Kathy takes care of her 90-year-old mother, who has memory loss. She makes all her mother’s meals, helps her dress each morning, and manages her medication. After several incidents, Kathy realized her mother couldn’t be at home alone. One day, her mom wandered outside and got lost. Another time, she left a pot burning on the stove, ruining the pot and smoking up the entire house.
But caring for her mother 24/7 is exhausting. Kathy’s in-laws rent a lake house and invited her to join them for a week. It would be the perfect opportunity for Kathy to rest and unwind. But what about her mom?
What is Respite Care for Older Adults?
Kathy found respite care for her mother and booked a plane ticket. Respite care is short-term relief for caregivers. Professional caregivers support the older adult for hours, days, or even weeks to allow the primary caregiver a break.
Types Of Respite Services
There are different respite services to consider based on the older adult’s level of care and the duration needed. Respite care can be in-home service or in a senior community.
Most people find home health providers through a care agency. Homemakers or care professionals come in to assist with health care, daily activities or basic tasks like meal preparation.
Adult Day Care Centers
When caregivers need help during weekdays, adult day care lets seniors socialize and enjoy planned activities.
Some assisted living or memory care facilities allow older adults to move in temporarily for varied lengths of time. Older adults stay in private apartments and take advantage of the community’s support services and amenities. This allows caregivers to get away for a vacation.
Benefits of Respite Care
Often, caregivers feel guilty about taking time for themselves, but respite care benefits older adults.
Seniors who spend all their time at home may enjoy meeting new friends. Care communities typically offer activities like art classes, music, games, exercise classes, and gardening. Guests enjoy meals with others in a restaurant-style dining room. They also get to “test drive” a senior community to see if it is a good fit.

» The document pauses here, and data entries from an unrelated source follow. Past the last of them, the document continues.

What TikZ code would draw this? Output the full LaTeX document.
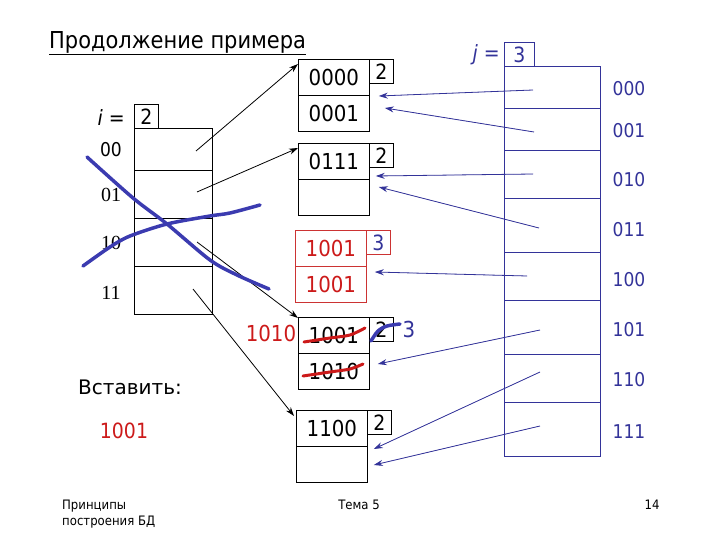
\documentclass[tikz,border=0pt]{standalone}
\usepackage{fontspec}
\setmainfont{DejaVu Sans}
\newfontfamily\numf[FakeStretch=0.9]{DejaVu Sans}
\newfontfamily\serf{Liberation Serif}
\usetikzlibrary{arrows.meta,calc}
\definecolor{navy}{HTML}{333399}
\definecolor{penc}{HTML}{3B3BB0}
\definecolor{redt}{HTML}{CC1A1A}
\definecolor{redb}{HTML}{CC3333}
\begin{document}
\begin{tikzpicture}[x=1pt,y=-1pt,
  cell/.style={draw, line width=0.8pt, minimum width=71pt, minimum height=36pt, inner sep=0pt, anchor=north west, font=\numf\fontsize{22}{22}\selectfont},
  tag/.style={draw, line width=0.8pt, minimum width=24pt, minimum height=24pt, inner sep=0pt, anchor=north west, font=\numf\fontsize{21}{21}\selectfont},
  dcell/.style={draw, line width=0.8pt, minimum width=78pt, inner sep=0pt, anchor=north west},
  rcell/.style={draw=navy, line width=0.8pt, minimum width=96pt, inner sep=0pt, anchor=north west},
  rlab/.style={text=navy, font=\numf\fontsize{19}{19}\selectfont},
  llab/.style={font=\serf\fontsize{20}{20}\selectfont},
  slab/.style={font=\numf\fontsize{19}{19}\selectfont},
  ptr/.style={line width=0.8pt, -{Stealth[length=9pt,width=6pt]}},
  bptr/.style={ptr, draw=navy, fill=navy},
  pen/.style={draw=penc, line width=3.5pt, line cap=round, line join=round},
  strike/.style={draw=redt, line width=3pt, line cap=round, line join=round},
  big/.style={font=\numf\fontsize{22}{22}\selectfont},
  small/.style={font=\numf\fontsize{13}{16}\selectfont}
]
\useasboundingbox (0,0) rectangle (720,540);

% title
\node[anchor=west, font=\numf\fontsize{23.3}{23}\selectfont, inner sep=0pt] (title) at (49,43) {\underline{Продолжение примера}};

% left directory
\node[tag] (gi) at (134,104) {2};
\node[anchor=east, font=\numf\fontsize{21}{21}\selectfont, inner sep=0pt] (ilab) at (125,118) {\textit{i} =};
\node[dcell, minimum height=42pt] (L0) at (134,128) {};
\node[dcell, minimum height=48pt] (L1) at (134,170) {};
\node[dcell, minimum height=48pt] (L2) at (134,218) {};
\node[dcell, minimum height=48pt] (L3) at (134,266) {};
\node[slab] (l00) at (111,150) {00};
\node[llab] (l01) at (111,195) {01};
\node[llab] (l10) at (111,243) {10};
\node[llab] (l11) at (111,293) {11};

% buckets
\node[cell] (A1) at (298,59) {0000};
\node[cell] (A2) at (298,95) {0001};
\node[tag] (At) at (369,59) {2};

\node[cell] (B1) at (298,143) {0111};
\node[cell] (B2) at (298,179) {};
\node[tag] (Bt) at (369,143) {2};

\node[cell, draw=redb, text=redt] (C1) at (295,230) {1001};
\node[cell, draw=redb, text=redt] (C2) at (295,266) {1001};
\node[tag, draw=redb, text=navy] (Ct) at (366,230) {3};

\node[cell] (D1) at (298,317) {1001};
\node[cell] (D2) at (298,353) {1010};
\node[tag] (Dt) at (369,317) {2};

\node[cell] (E1) at (296,410) {1100};
\node[cell] (E2) at (296,446) {};
\node[tag] (Et) at (367,410) {2};

\node[big, text=redt] (ins1010) at (271,333) {1010};
\node[big, text=navy] (new3) at (409,329) {3};

% right directory
\node[tag, draw=navy, text=navy, minimum width=30pt, minimum height=24pt] (gj) at (504,42) {3};
\node[anchor=east, font=\numf\fontsize{21}{21}\selectfont, text=navy, inner sep=0pt] (jlab) at (500,55) {\textit{j} =};
\node[rcell, minimum height=42pt] (R0) at (504,66) {};
\node[rcell, minimum height=42pt] (R1) at (504,108) {};
\node[rcell, minimum height=48pt] (R2) at (504,150) {};
\node[rcell, minimum height=54pt] (R3) at (504,198) {};
\node[rcell, minimum height=48pt] (R4) at (504,252) {};
\node[rcell, minimum height=54pt] (R5) at (504,300) {};
\node[rcell, minimum height=48pt] (R6) at (504,354) {};
\node[rcell, minimum height=54pt] (R7) at (504,402) {};
\node[rlab] (r000) at (629,89) {000};
\node[rlab] (r001) at (629,131) {001};
\node[rlab] (r010) at (629,180) {010};
\node[rlab] (r011) at (629,230) {011};
\node[rlab] (r100) at (629,280) {100};
\node[rlab] (r101) at (629,330) {101};
\node[rlab] (r110) at (629,380) {110};
\node[rlab] (r111) at (629,432) {111};

% black pointers
\coordinate (s0) at (196,151);
\coordinate (s1) at (197,192);
\coordinate (s2) at (197,242);
\coordinate (s3) at (193,289);
\draw[ptr] (s0) -- ([yshift=-5pt]A1.north west);
\draw[ptr] (s1) -- ([yshift=-5pt]B1.north west);
\draw[ptr] (s2) -- ([yshift=-1pt]D1.north west);
\draw[ptr] (s3) -- ([xshift=-2pt,yshift=-6pt]E1.north west);

% blue pointers
\coordinate (t0) at (533,90);
\coordinate (t1) at (534,132);
\coordinate (t2) at (533,174);
\coordinate (t3) at (539,228);
\coordinate (t4) at (527,276);
\coordinate (t5) at (540,330);
\coordinate (t6) at (540,372);
\coordinate (t7) at (540,426);
\draw[bptr] (t0) -- ($(A2.north east)+(9,1)$);
\draw[bptr] (t1) -- ($(A2.north east)+(15,13)$);
\draw[bptr] (t2) -- ($(B2.north east)+(6,-3)$);
\draw[bptr] (t3) -- ($(B2.north east)+(9,8)$);
\draw[bptr] (t4) -- ($(C2.north east)+(8,6)$);
\draw[bptr] (t5) -- ($(D2.north east)+(8,11)$);
\draw[bptr] (t6) -- ($(E2.north east)+(6,3)$);
\draw[bptr] (t7) -- ($(E2.north east)+(6,19)$);

% red strike-outs
\draw[strike] plot[smooth] coordinates {(304,342) (330,338) (350,335) (365,328)};
\draw[strike] plot[smooth] coordinates {(303,376) (330,372) (350,369) (363,364)};

% hand-drawn blue strokes
\draw[pen] plot[smooth] coordinates {(87,157) (133,198) (167,224) (210,260) (237,275) (269,289)};
\draw[pen] plot[smooth] coordinates {(83,266) (110,247) (130,236) (167,224) (210,216) (230,213) (260,205)};
\draw[pen] plot[smooth] coordinates {(371,341) (378,331) (387,326) (400,324)};

% bottom texts
\node[font=\fontsize{20}{20}\selectfont] (ins) at (130,387) {Вставить:};
\node[font=\numf\fontsize{21}{21}\selectfont, text=redt] (key) at (124,431) {1001};
\node[small, anchor=west, align=left, inner sep=0pt] (foot) at (62,514) {Принципы\\построения БД};
\node[small] (topic) at (359,505) {Тема 5};
\node[small] (page) at (652,505) {14};
\end{tikzpicture}
\end{document}
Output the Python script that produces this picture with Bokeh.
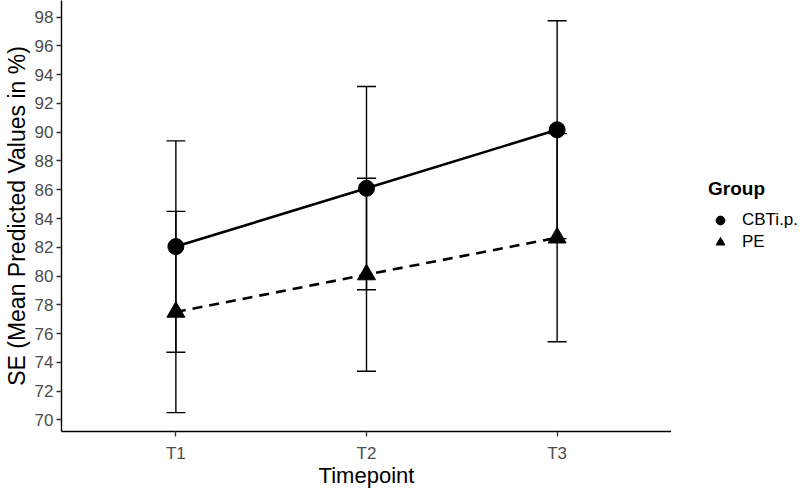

For caregivers, respite care is a chance to refresh and recharge. They can get away and have peace of mind knowing professionals are assisting their loved ones. Using respite care provides a vacation from caregiving, time to socialize with friends and family, or the chance to do nothing.
Occasional breaks can help prevent burnout, a common problem for caregivers. Having professional insight regarding your loved one’s care and routines is also beneficial. The interim care professionals may have tips on handling caregiving tasks.
Finding Respite Care
Use resources like the ARCH National Respite Network to find respite care providers in your area. To help seniors with memory loss, the Alzheimer’s Association has resources to help you assess your care needs. It also has a directory of providers and a checklist to use in screening care facilities.
When you visit a residential community, note the following:
- Do you feel welcome? Are staff members friendly?
- Are residents in good spirits and friendly with each other?
- Is the facility clean and pleasantly decorated?
- What kinds of activities do they offer to residents?
- Do caregivers help with activities of daily living, like medication management, dressing, and bathing?
- Look at a typical apartment and look for safety features like grab bars in the bathroom.
When touring an adult day care center, pay attention to:
- Is the staff friendly?
- Are interactions between the staff and participants cheerful?
- Did they describe the activities and services offered?
- Is the center wheelchair accessible?
- Is the facility clean and odor-free?
Paying for Respite Care
Most health insurance doesn’t cover respite care. But Medicare covers up to five days of respite care for a person in hospice.
If your loved one has long-term care insurance, it typically covers respite care and ongoing use of adult day care, assisted living, or skilled nursing up to the policy limits. But they can’t buy one now if they don’t have a policy. You won’t qualify for long-term care insurance if you are disabled or diagnosed with memory loss. See this guide from the National Institute on Aging for more information on resources to cover respite care.
Respite Care for Older Adults
Caring for an older family member is a demanding job that can lead to burnout. If you’re a caregiver, protect your physical and emotional health by taking breaks whenever possible and using respite care to look after your loved one. Depending on their health condition, they may enjoy socializing and extra activities. Meanwhile, you can rest, recover and enjoy some quiet time.